**SOURCE EXCERPT**.
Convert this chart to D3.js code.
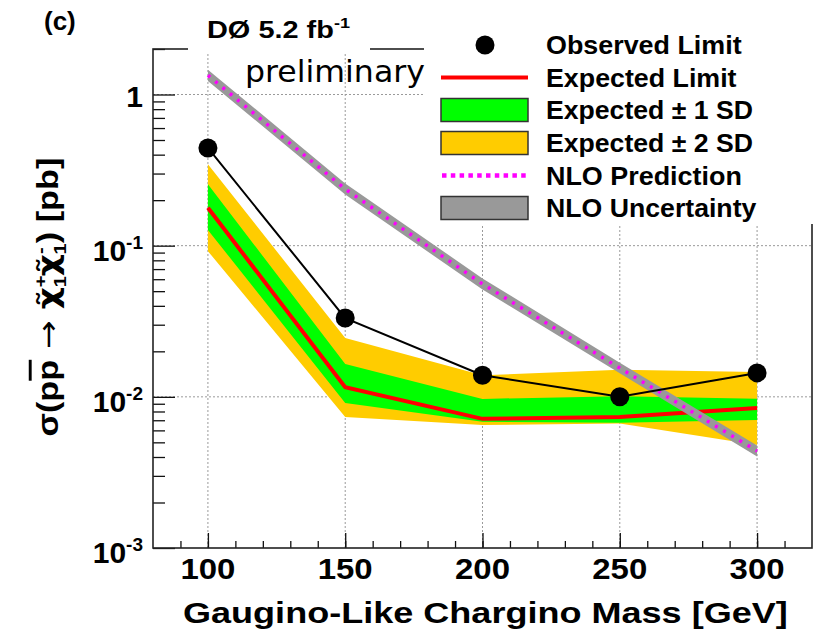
<!DOCTYPE html>
<html>
<head>
<meta charset="utf-8">
<script src="https://cdn.jsdelivr.net/npm/d3@7"></script>
<style>
  html, body { margin: 0; padding: 0; background: #fff; }
  svg { display: block; }
  text { font-family: "Liberation Sans", Arial, Helvetica, sans-serif; }
</style>
</head>
<body>
<svg id="chart" width="817" height="629"></svg>
<script>
// Chargino mass points [GeV]
const masses = [100, 150, 200, 250, 300];
// 95% CL cross-section limits [pb]
const observed  = [0.443, 0.0332, 0.0139, 0.0100, 0.0144];
const expected  = [0.178, 0.0116, 0.00715, 0.00736, 0.00845];
const sd1Low    = [0.127, 0.00912, 0.00683, 0.00673, 0.00703];
const sd1High   = [0.255, 0.0165, 0.00969, 0.0101, 0.0097];
const sd2Low    = [0.092, 0.00736, 0.00652, 0.00665, 0.00481];
const sd2High   = [0.346, 0.0245, 0.0139, 0.0151, 0.0146];
// NLO theory prediction and its uncertainty band [pb]
const nlo       = [1.34, 0.237, 0.0558, 0.0155, 0.00438];
const nloLow    = [1.23, 0.218, 0.0513, 0.0143, 0.00403];
const nloHigh   = [1.46, 0.258, 0.0607, 0.0168, 0.00476];
// Axis tick labels
const xTickValues = [100, 150, 200, 250, 300];
const yTickValues = [1, 0.1, 0.01, 0.001];
const yTickMant   = ["1", "10", "10", "10"];
const yTickExp    = ["", "-1", "-2", "-3"];
// Legend entries
const legendLabels = ["Observed Limit", "Expected Limit", "Expected \u00b1 1 SD",
                      "Expected \u00b1 2 SD", "NLO Prediction", "NLO Uncertainty"];

const svg = d3.select("#chart");
const L = 153, R = 812, T = 49, B = 548;

const x = d3.scaleLinear().domain([80, 320]).range([L, R]);
const y = d3.scaleLog().domain([1e-3, 2]).range([B, T]);

const pts = masses.map((m, i) => ({
  m, obs: observed[i], exp: expected[i],
  s1l: sd1Low[i], s1h: sd1High[i], s2l: sd2Low[i], s2h: sd2High[i],
  nlo: nlo[i], nl: nloLow[i], nh: nloHigh[i]
}));

// grid
const grid = svg.append("g").attr("stroke", "#9a9a9a").attr("stroke-width", 1)
  .attr("stroke-dasharray", "2,2");
xTickValues.forEach(v => grid.append("line")
  .attr("x1", x(v)).attr("x2", x(v)).attr("y1", B).attr("y2", T));
yTickValues.slice(0, 3).forEach(v => grid.append("line")
  .attr("x1", L).attr("x2", R).attr("y1", y(v)).attr("y2", y(v)));

// expected bands
const band = (lo, hi) => d3.area().x(d => x(d.m)).y0(d => y(d[lo])).y1(d => y(d[hi]));
svg.append("path").datum(pts).attr("d", band("s2l", "s2h")).attr("fill", "#ffcc00");
svg.append("path").datum(pts).attr("d", band("s1l", "s1h")).attr("fill", "#00ff00");

// expected limit
svg.append("path").datum(pts)
  .attr("d", d3.line().x(d => x(d.m)).y(d => y(d.exp)))
  .attr("fill", "none").attr("stroke", "#ff0000").attr("stroke-width", 4);

// NLO prediction
svg.append("path").datum(pts).attr("d", band("nl", "nh")).attr("fill", "#999999");
svg.append("path").datum(pts)
  .attr("d", d3.line().x(d => x(d.m)).y(d => y(d.nlo)))
  .attr("fill", "none").attr("stroke", "#ff00ff").attr("stroke-width", 3.5)
  .attr("stroke-dasharray", "3,6.5");

// observed limit
svg.append("path").datum(pts)
  .attr("d", d3.line().x(d => x(d.m)).y(d => y(d.obs)))
  .attr("fill", "none").attr("stroke", "#000").attr("stroke-width", 2);
svg.append("g").selectAll("circle").data(pts).join("circle")
  .attr("cx", d => x(d.m)).attr("cy", d => y(d.obs)).attr("r", 9.5).attr("fill", "#000");

// axes: ticks drawn inward
const minorY = [];
[1e-3, 1e-2, 1e-1, 1].forEach(dec => d3.range(2, 10).forEach(k => {
  const v = dec * k; if (v <= 2) minorY.push(v);
}));
const yMinor = svg.append("g").attr("transform", `translate(${L},0)`)
  .call(d3.axisLeft(y).tickValues(minorY).tickSize(-12).tickFormat(""));
const yMajor = svg.append("g").attr("transform", `translate(${L},0)`)
  .call(d3.axisLeft(y).tickValues(yTickValues).tickSize(-22).tickFormat(""));
const xMinor = svg.append("g").attr("transform", `translate(0,${B})`)
  .call(d3.axisBottom(x).tickValues(d3.range(90, 320, 10)).tickSize(-7).tickFormat(""));
const xMajor = svg.append("g").attr("transform", `translate(0,${B})`)
  .call(d3.axisBottom(x).tickValues(xTickValues).tickSize(-15).tickFormat(""));
[yMinor, yMajor, xMinor, xMajor].forEach(g => {
  g.select(".domain").remove();
  g.selectAll(".tick line").attr("stroke", "#111").attr("stroke-width", 1.3);
});

// frame
svg.append("rect").attr("x", L).attr("y", T).attr("width", R - L).attr("height", B - T)
  .attr("fill", "none").attr("stroke", "#222").attr("stroke-width", 1.6);

// boxes behind the title and the legend
svg.append("rect").attr("x", 188).attr("y", 8).attr("width", 182).attr("height", 44).attr("fill", "#fff");
svg.append("rect").attr("x", 424).attr("y", 18).attr("width", 393).attr("height", 206).attr("fill", "#fff");

// stretch a text element horizontally to a given width
function fit(t, x0, y0, w, anchor) {
  const bw = t.node().getBBox().width;
  const k = w / bw;
  const sx = anchor === "middle" ? x0 - w / 2 : anchor === "end" ? x0 - w : x0;
  t.attr("transform", `translate(${sx},${y0}) scale(${k},1)`);
}

// tick labels
xTickValues.forEach(v => {
  const t = svg.append("text").attr("font-weight", "bold").attr("font-size", 30)
    .attr("fill", "#000").text(v);
  fit(t, x(v), 579, 55, "middle");
});
yTickValues.forEach((v, i) => {
  const t = svg.append("text").attr("font-weight", "bold").attr("font-size", 30)
    .attr("text-anchor", "end").attr("fill", "#000")
    .attr("x", 143).attr("y", y(v) + (i === 0 ? 12 : 15));
  t.append("tspan").text(yTickMant[i]);
  if (yTickExp[i]) t.append("tspan").attr("font-size", 19).attr("dy", -12).text(yTickExp[i]);
});

// axis titles
const xt = svg.append("text").attr("font-weight", "bold").attr("font-size", 30)
  .attr("fill", "#000").text("Gaugino-Like Chargino Mass [GeV]");
fit(xt, 183, 623, 605, "start");

const greek = "'DejaVu Sans', sans-serif";
const yt = svg.append("text").attr("font-weight", "bold").attr("font-size", 29).attr("fill", "#000");
yt.append("tspan").text("\u03c3(p");
yt.append("tspan").style("text-decoration", "overline").text("p");
yt.append("tspan").style("font-family", greek).attr("font-weight", "normal").text(" \u2192 ");
yt.append("tspan").style("font-family", greek).text("\u03c7\u0303");
yt.append("tspan").attr("font-size", 17).attr("dy", -12).text("+");
yt.append("tspan").attr("font-size", 17).attr("dx", -10).attr("dy", 20).text("1");
yt.append("tspan").style("font-family", greek).attr("dy", -8).text("\u03c7\u0303");
yt.append("tspan").attr("font-size", 17).attr("dy", -12).text("-");
yt.append("tspan").attr("font-size", 17).attr("dx", -6).attr("dy", 20).text("1");
yt.append("tspan").attr("dy", -8).text(") [pb]");
{
  const bw = yt.node().getBBox().width, w = 279;
  yt.attr("transform", `translate(58,297) rotate(-90) translate(${-w / 2},0) scale(${w / bw},1)`);
}

// labels
svg.append("text").attr("x", 44).attr("y", 30).attr("font-weight", "bold").attr("font-size", 26)
  .attr("fill", "#000").text("(c)");
const tt = svg.append("text").attr("font-weight", "bold").attr("font-size", 24).attr("fill", "#000");
tt.append("tspan").text("D\u00d8 5.2 fb");
tt.append("tspan").attr("font-size", 15).attr("dy", -10).text("-1");
fit(tt, 207, 38, 143, "start");
const pr = svg.append("text").style("font-family", "'DejaVu Sans', Verdana, sans-serif")
  .attr("font-size", 30).attr("fill", "#000").text("preliminary");
fit(pr, 245, 82, 180, "start");

// legend
const rowY = [45, 77.5, 110, 143, 175.5, 208];
const legendW = [196, 191, 207, 207, 196, 211];
const lg = svg.append("g");
lg.append("circle").attr("cx", 485).attr("cy", rowY[0]).attr("r", 9.5).attr("fill", "#000");
lg.append("line").attr("x1", 441).attr("x2", 528).attr("y1", rowY[1]).attr("y2", rowY[1])
  .attr("stroke", "#ff0000").attr("stroke-width", 4);
[["#00ff00", 2], ["#ffcc00", 3], ["#999999", 5]].forEach(([c, i]) =>
  lg.append("rect").attr("x", 441).attr("y", rowY[i] - 11.5).attr("width", 87).attr("height", 23)
    .attr("fill", c).attr("stroke", "#333").attr("stroke-width", 1.5));
lg.append("line").attr("x1", 442).attr("x2", 528).attr("y1", rowY[4]).attr("y2", rowY[4])
  .attr("stroke", "#ff00ff").attr("stroke-width", 4.5).attr("stroke-dasharray", "4.5,4.3");
legendLabels.forEach((s, i) => {
  const t = lg.append("text").attr("font-weight", "bold").attr("font-size", 26)
    .attr("fill", "#000").text(s);
  fit(t, 546, rowY[i] + 9, legendW[i], "start");
});
</script>
</body>
</html>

**GIVEN TASK**.
Copy all lines above containing the string "chart".

**WRITTEN RESPONSE**.
Convert this chart to D3.js code.
<svg id="chart" width="817" height="629"></svg>
const svg = d3.select("#chart");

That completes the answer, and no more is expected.